▽

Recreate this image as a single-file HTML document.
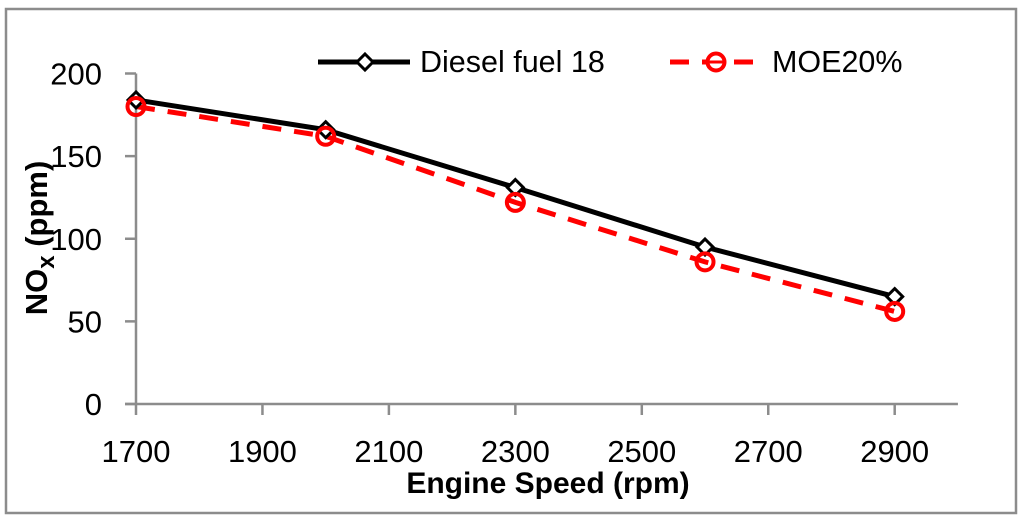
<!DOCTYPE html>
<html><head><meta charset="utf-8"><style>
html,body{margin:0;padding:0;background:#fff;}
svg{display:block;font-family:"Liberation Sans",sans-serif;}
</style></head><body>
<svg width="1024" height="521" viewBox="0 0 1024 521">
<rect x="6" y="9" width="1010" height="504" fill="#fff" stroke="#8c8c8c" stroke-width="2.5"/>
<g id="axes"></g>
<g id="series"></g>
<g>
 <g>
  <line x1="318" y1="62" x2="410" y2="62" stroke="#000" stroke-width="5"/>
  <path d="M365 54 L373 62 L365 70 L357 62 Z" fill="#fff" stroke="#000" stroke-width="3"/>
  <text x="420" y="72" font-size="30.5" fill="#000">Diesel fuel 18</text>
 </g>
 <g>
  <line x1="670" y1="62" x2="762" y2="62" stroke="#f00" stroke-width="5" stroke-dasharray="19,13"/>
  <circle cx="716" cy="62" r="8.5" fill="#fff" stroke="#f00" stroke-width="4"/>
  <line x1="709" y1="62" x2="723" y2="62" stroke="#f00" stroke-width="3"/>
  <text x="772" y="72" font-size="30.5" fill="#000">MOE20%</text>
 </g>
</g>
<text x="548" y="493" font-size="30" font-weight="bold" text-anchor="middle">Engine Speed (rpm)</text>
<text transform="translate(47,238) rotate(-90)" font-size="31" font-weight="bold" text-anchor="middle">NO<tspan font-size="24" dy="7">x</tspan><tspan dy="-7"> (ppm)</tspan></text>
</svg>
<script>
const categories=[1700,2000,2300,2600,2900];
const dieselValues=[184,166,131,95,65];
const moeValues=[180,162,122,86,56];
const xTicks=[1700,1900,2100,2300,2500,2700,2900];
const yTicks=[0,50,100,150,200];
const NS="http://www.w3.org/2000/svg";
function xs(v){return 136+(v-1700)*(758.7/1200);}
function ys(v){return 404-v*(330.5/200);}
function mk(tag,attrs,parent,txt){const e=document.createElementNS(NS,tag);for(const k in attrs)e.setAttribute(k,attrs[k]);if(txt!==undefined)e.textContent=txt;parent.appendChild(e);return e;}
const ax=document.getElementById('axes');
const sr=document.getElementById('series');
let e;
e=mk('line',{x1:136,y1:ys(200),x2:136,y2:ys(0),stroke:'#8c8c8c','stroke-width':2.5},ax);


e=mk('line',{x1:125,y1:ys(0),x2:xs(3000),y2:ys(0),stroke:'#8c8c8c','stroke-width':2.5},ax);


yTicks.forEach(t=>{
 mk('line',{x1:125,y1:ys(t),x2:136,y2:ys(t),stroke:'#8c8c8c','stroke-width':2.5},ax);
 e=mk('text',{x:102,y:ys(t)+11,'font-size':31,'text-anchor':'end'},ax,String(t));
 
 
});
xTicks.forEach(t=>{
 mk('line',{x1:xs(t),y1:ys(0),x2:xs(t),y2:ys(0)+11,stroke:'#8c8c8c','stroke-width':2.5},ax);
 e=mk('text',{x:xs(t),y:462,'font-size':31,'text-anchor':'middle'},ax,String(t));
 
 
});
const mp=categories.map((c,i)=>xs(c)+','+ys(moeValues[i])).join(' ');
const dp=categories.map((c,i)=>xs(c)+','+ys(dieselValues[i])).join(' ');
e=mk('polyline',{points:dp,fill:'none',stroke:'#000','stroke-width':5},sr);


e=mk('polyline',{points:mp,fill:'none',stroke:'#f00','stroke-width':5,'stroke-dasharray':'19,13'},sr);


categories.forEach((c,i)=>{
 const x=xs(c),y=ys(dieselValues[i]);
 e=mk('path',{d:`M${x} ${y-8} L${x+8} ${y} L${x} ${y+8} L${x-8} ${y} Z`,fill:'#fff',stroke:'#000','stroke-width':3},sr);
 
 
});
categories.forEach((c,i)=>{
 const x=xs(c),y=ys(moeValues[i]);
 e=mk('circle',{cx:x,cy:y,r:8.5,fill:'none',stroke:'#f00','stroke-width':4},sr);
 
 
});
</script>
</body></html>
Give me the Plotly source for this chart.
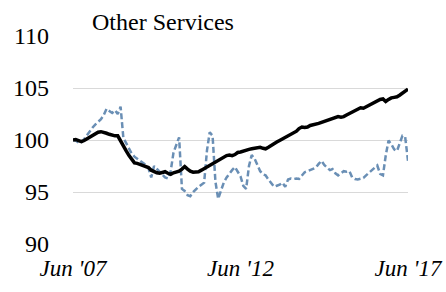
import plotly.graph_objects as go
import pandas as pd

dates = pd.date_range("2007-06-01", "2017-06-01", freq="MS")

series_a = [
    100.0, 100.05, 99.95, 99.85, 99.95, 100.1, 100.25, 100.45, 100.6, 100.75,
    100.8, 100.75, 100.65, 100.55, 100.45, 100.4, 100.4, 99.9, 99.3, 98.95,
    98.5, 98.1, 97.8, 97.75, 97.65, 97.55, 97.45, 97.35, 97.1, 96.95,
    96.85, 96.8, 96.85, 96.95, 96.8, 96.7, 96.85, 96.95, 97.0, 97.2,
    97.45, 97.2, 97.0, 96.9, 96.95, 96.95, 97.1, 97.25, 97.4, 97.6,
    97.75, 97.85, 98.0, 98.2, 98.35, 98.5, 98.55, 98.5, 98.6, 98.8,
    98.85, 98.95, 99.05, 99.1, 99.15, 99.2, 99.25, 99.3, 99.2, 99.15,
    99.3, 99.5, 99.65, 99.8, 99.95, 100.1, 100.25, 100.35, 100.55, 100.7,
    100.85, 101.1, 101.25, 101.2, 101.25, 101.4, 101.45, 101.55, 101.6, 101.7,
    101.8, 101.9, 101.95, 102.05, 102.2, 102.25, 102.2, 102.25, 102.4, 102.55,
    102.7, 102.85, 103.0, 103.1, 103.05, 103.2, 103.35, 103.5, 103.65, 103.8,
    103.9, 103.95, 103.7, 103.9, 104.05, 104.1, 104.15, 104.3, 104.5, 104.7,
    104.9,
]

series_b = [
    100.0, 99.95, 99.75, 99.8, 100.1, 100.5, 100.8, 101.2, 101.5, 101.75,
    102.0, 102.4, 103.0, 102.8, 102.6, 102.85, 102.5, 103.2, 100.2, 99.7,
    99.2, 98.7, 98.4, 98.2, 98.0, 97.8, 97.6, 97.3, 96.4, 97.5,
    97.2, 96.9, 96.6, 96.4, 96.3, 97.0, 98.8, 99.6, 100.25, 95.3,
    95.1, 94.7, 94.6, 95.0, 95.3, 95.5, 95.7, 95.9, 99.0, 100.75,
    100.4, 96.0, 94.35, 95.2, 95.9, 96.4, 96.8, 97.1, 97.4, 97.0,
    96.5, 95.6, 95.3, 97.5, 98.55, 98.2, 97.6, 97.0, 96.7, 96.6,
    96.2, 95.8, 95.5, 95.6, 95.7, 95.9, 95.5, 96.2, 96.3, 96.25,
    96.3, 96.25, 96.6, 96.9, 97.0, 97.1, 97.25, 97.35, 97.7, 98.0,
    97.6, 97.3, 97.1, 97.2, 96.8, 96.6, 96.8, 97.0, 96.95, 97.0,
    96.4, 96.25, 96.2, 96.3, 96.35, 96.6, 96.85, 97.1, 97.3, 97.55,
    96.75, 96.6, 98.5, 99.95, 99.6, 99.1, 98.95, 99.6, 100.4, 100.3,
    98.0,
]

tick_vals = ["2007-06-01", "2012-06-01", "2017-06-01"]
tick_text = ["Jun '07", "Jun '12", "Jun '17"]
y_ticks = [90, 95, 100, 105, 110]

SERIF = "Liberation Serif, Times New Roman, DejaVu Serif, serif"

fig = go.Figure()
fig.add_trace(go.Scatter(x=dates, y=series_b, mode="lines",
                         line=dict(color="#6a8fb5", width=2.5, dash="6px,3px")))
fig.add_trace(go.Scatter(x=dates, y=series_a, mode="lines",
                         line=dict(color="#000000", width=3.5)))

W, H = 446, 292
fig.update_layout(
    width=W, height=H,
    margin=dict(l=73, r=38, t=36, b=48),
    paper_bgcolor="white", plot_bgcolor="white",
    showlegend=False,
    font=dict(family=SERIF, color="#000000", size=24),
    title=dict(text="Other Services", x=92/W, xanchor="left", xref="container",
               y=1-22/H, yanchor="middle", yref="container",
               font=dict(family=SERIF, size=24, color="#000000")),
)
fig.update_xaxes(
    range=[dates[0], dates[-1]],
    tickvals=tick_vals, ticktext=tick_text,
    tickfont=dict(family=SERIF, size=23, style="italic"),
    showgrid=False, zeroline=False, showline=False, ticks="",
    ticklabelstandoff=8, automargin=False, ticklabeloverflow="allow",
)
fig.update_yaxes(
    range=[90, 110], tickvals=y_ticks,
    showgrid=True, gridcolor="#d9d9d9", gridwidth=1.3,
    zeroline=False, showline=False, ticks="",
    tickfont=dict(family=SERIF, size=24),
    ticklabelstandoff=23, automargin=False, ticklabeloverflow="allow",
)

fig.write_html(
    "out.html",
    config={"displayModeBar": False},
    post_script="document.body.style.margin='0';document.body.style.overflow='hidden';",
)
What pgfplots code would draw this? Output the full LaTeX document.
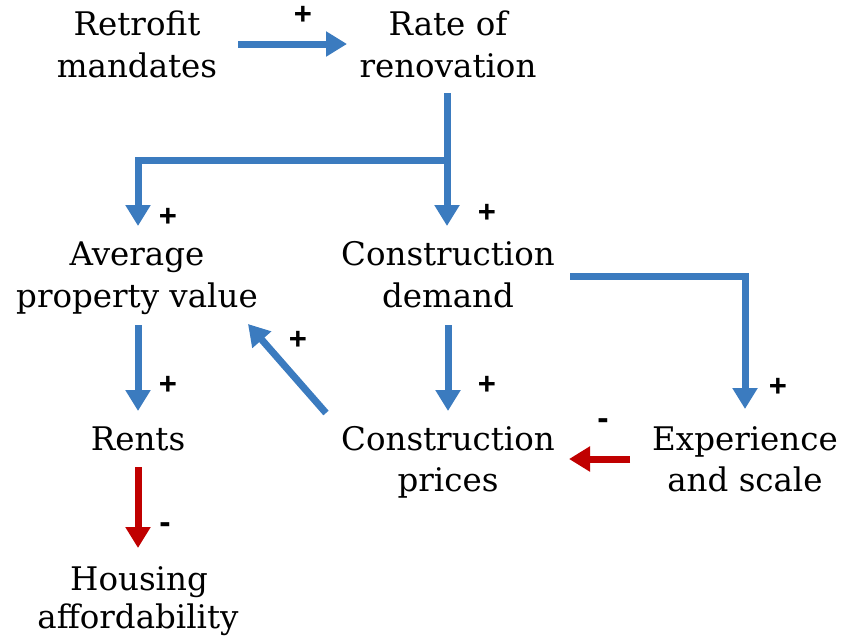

△

▸ Stated problem:
From the listing above, copy all lines holding the word "this".

▸ Answer to the exercise:
Recreate this image as a single-file HTML document.
Give me the Plotly source for this chart.
What pgfplots code would draw this? Output the full LaTeX document.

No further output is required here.